Digital Chamber Argues Blockchain Transparency Curbs Insider Trading

"As with so many emerging technology products, there is a clear need for consistent regulatory frameworks that address misuse without stifling innovation."
The Digital Chamber
"As with so many emerging technology products, there is a clear need for consistent regulatory frameworks that address misuse without stifling innovation."
The Digital Chamber

The Digital Chamber, a digital-asset trade group, asserted that a recent enforcement action involving prediction markets illustrates how blockchain transparency aids rapid detection of suspicious trades and can function as a regulatory asset by creating a permanent and publicly accessible record that supports accountability. 

In an online post, the Digital Chamber highlighted a landmark enforcement action against a U.S. Army soldier facing federal criminal charges and a parallel CFTC civil lawsuit after allegedly using classified intelligence about planned U.S. military action in Venezuela to trade on Polymarket.
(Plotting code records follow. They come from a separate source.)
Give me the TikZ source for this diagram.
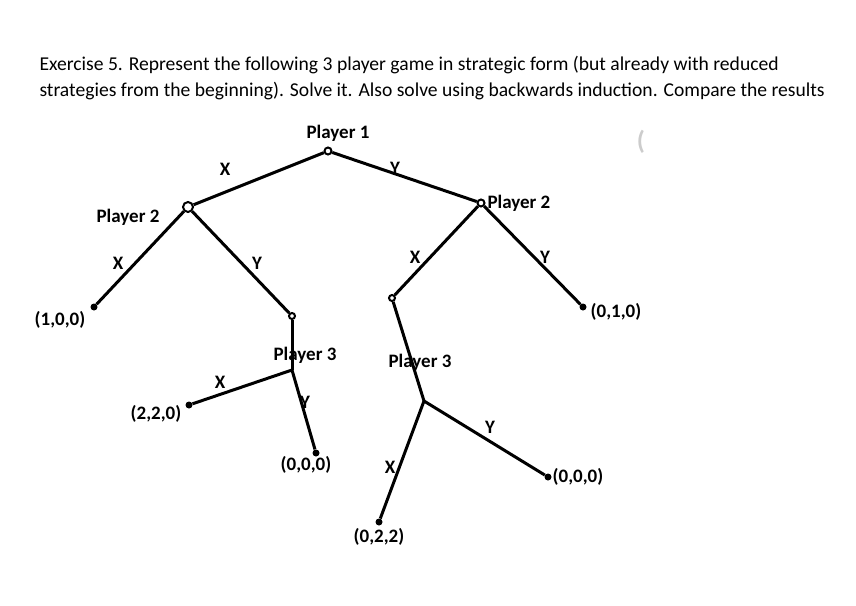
\documentclass[tikz,border=0pt]{standalone}
\usepackage{fontspec}
\setmainfont{Carlito}
\usetikzlibrary{calc}

\begin{document}
\begin{tikzpicture}[x=1pt,y=-1pt]
\tikzset{branch/.style={black,line width=3pt},
 dec/.style={circle,draw,line width=2pt,inner sep=0pt,minimum size=7pt,fill=white},
 leaf/.style={circle,fill=black,inner sep=0pt,minimum size=7pt},
 lab/.style={font=\bfseries\fontsize{19}{21}\selectfont}}
\useasboundingbox (0,0) rectangle (856,605);

\node (T1) at (36,70) [anchor=base west,font=\fontsize{19.6}{25}\selectfont] {Exercise 5. Represent the following 3 player game in strategic form (but already with reduced};
\node (T2) at (36,96) [anchor=base west,font=\fontsize{19.6}{25}\selectfont] {strategies from the beginning). Solve it. Also solve using backwards induction. Compare the results};
\node (G) at (641,142) [text=black!20,font=\bfseries\fontsize{26}{28}\selectfont] {(};

% decision nodes
\node[dec] (P1) at (328,151) {};
\node[dec,minimum size=10pt] (P2a) at (188,207) {};
\node[dec] (P2b) at (481,203) {};
\node[dec,minimum size=6pt] (N1) at (292,316) {};
\node[dec,minimum size=6pt] (N2) at (392,298) {};
\coordinate (J1) at (292,370);
\coordinate (J2) at (424,401);

% payoffs
\node[leaf] (A1) at (94,307) {};
\node[leaf] (A2) at (189,405) {};
\node[leaf] (A3) at (316,453) {};
\node[leaf] (A4) at (583,307) {};
\node[leaf] (A5) at (379,522) {};
\node[leaf] (A6) at (548,477) {};

\draw[branch] (P1)--(P2a);
\draw[branch] (P1)--(P2b);
\draw[branch] (P2a)--(A1);
\draw[branch] (P2a)--(N1);
\draw[branch] (N1)--(J1);
\draw[branch] (J1)--(A2);
\draw[branch] (J1)--(A3);
\draw[branch] (P2b)--(N2);
\draw[branch] (P2b)--(A4);
\draw[branch] (N2)--(J2);
\draw[branch] (J2)--(A5);
\draw[branch] (J2)--(A6);

\node[lab] (L1) at (338,133) {Player 1};
\node[lab] (X1) at (225,169) {X};
\node[lab] (Y1) at (395,168) {Y};
\node[lab] (L2a) at (128,217) {Player 2};
\node[lab,anchor=west] (L2b) at (484,203) {Player 2};
\node[lab] (X2a) at (118,263) {X};
\node[lab] (Y2a) at (257,263) {Y};
\node[lab] (X2b) at (415,257) {X};
\node[lab] (Y2b) at (545,257) {Y};
\node[lab] (V1) at (60,320) {(1,0,0)};
\node[lab] (V4) at (616,312) {(0,1,0)};
\node[lab] (L3a) at (305,355) {Player 3};
\node[lab] (X3a) at (220,382) {X};
\node[lab] (Y3a) at (305,402) {Y};
\node[lab] (V2) at (156,414) {(2,2,0)};
\node[lab] (V3) at (306,465) {(0,0,0)};
\node[lab] (L3b) at (420,362) {Player 3};
\node[lab] (X3b) at (390,467) {X};
\node[lab] (Y3b) at (490,427) {Y};
\node[lab] (V5) at (379,537) {(0,2,2)};
\node[lab] (V6) at (578,477) {(0,0,0)};

\end{tikzpicture}
\end{document}
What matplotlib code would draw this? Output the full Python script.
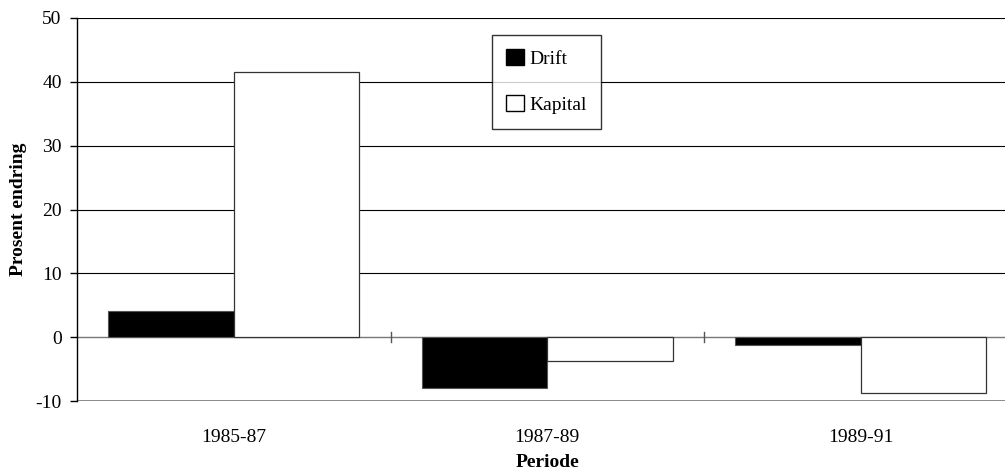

The Chamber argued that the alleged scheme unraveled not through traditional investigative means, but because the trades were executed on a public blockchain—making their suspicious timing and scale visible to any market observer. The Chamber said public reports flagged the anomaly before federal investigators formally opened an inquiry. 

The Chamber drew three policy lessons from the case. First, without a tailored regulatory framework, threshold questions about CFTC jurisdiction over offshore platforms and the definition of material nonpublic information in a prediction market context were left to be resolved through litigation rather than rulemaking. Second, the defendant’s use of offshore accounts was itself a direct consequence of U.S. prohibitions on domestic war-related event contracts—a dynamic that warrants scrutiny, since blanket bans may displace activity to less transparent venues rather than eliminating it. Third, the case underscores the CFTC’s assertion of jurisdiction over an offshore platform as a signal to market participants that U.S. law follows U.S. persons regardless of where a platform is domiciled.

The Chamber called for a consistent and targeted regulatory framework for prediction markets—one that addresses misuse of sensitive information without stifling the genuine informational and forecasting value these markets provide. They argued that heavy-handed or overly broad regulation risks pushing activity offshore, compounding the very jurisdictional complexity this case exposed. For financial services firms, the Chamber’s analysis is a reminder to review insider trading policies for explicit coverage of prediction market activity, to avoid over-reliance on offshore domicile as a compliance strategy, and to engage proactively in the policy process as the regulatory framework for this sector continues to take shape.